Now, this made no sense to me, because what is "Christie" going to say in her email? I am the one that has the complaint . . . and thus I am the one that has the talking to do . . . surely?
So I articulated this illogical situation and pressed for a more logical one.
I was told that "Christie" needed to "send me a legal document" to "manage my expectations" about the outcome of the phone call.
So that's ODD. I expressed my distinct lack of desire for being emailed some legal document that I might have to pay some lawyer to decipher for me before I can get to verbally articulate my complaint to someone.
Escalation Process Contacts Are 'Not Available' to be Given to Customers
I asked for the process of escalation past "Christie". I was told it would be the "Customer Resolutions Service" (still in-house). I asked for the contact details of this department. Several times. I was told they were not available.
I then asked what the next level up the line was and was told it was the Independent Review Committee (an external body). I asked for the contact details of this body. I was told they were not available.
Why Was I Not Given A Hire Car, Since It's A Clear Entitlement of My Policy & My Situation More than Obviously Called For One?
I then posed the following important question (which forms a part of my complaint): Does my policy entitle me to a hire car if my own car is unsafe to drive?
The call centre operator answered in the affirmative. Yes, it is an entitlement of my policy.
I then asked: Why was I not offered one, when I was calling late at night after my car had just been broken into by way of a completely smashed and now non-existent driver's window which was now in dangerous shards all throughout my vehicle (see the photo on this review), on a rainy night with galing winds, and I was alone, calling on a borrowed phone, in a high degree of distress, and needing to head home from Petone to Masterton, across the (on that night, at that time) particularly treacherous Rimutaka Ranges?

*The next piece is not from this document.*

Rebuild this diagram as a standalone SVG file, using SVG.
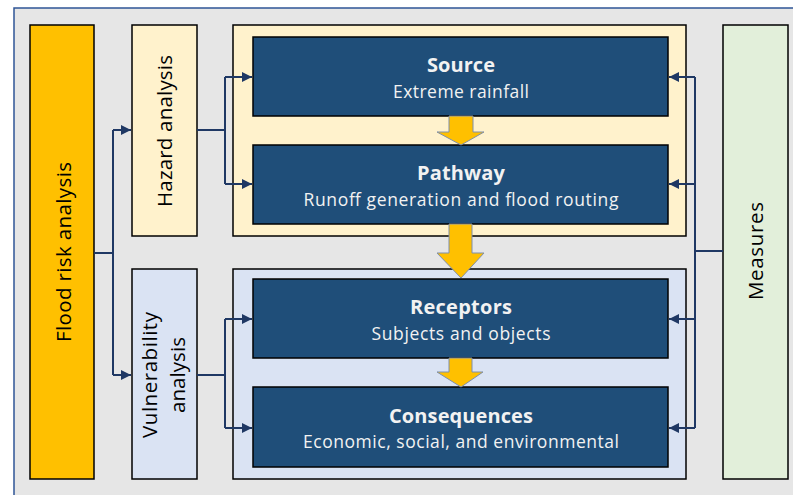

She couldn't answer, she says, "because she wasn't the one that took the call".
Duh. Yeah, probably not. It was like, 9pm one night approximately three weeks ago. Assumedly, there are other operators that also staff the AA insurance call centre.
I pointed this out, reasonably politely.
"Well, did you ask for a hire car?" the operator says.
My incredulous response was that the operator who did take the call that night, was not only fully appraised of the perilous situation I was in (and thus it should have been a no-brainer), she was also fully aware of the understandably highly distressed and vulnerable position I was in.
I also explained that she also never completed the claim. That earlier, petulant and authoritarian young operator's "handling" of the claim (that someone at AA must have listened to retrospectively and had someone else call in damage control mode later that week) is recounted here.
Where It's At Now . . . Waiting . . .
Where it's been left is that - if they won't listen to my complaint and address its components, starting with the not-small matter of not honoring the provisions of my policy (and wilfully leaving me both distressed and in a heinously dangerous situation) - then I have no intention of even opening, let alone reading or having some legal professional translate, some email containing some legal somethings that I must supposedly agree to, before I can verbalise my complaint to someone who cares.
In the meantime, and in the interests of having an accurate record of this whole shameful debacle - I've advised that I'm writing this running review of the proceedings here on The Customer & The Constituent.
And so, there you have it: My latest instalment in a really shabby "customer experience" with the AA.
And to 'Christie' / 'Christy': If you're reading this review (which some responsible manager at AA's insurance operation should surely be doing) - again, I have nil interest in your legal-agreement-before-speaking-to-someone-about-anything that you apparently intend to email me.
So please save yourself the bother of sending me some insulting email that will be summarily deleted at my end without being read - and instead, provide me with the two sets of contact details that I have herein requested, regarding the further escalation of this matter.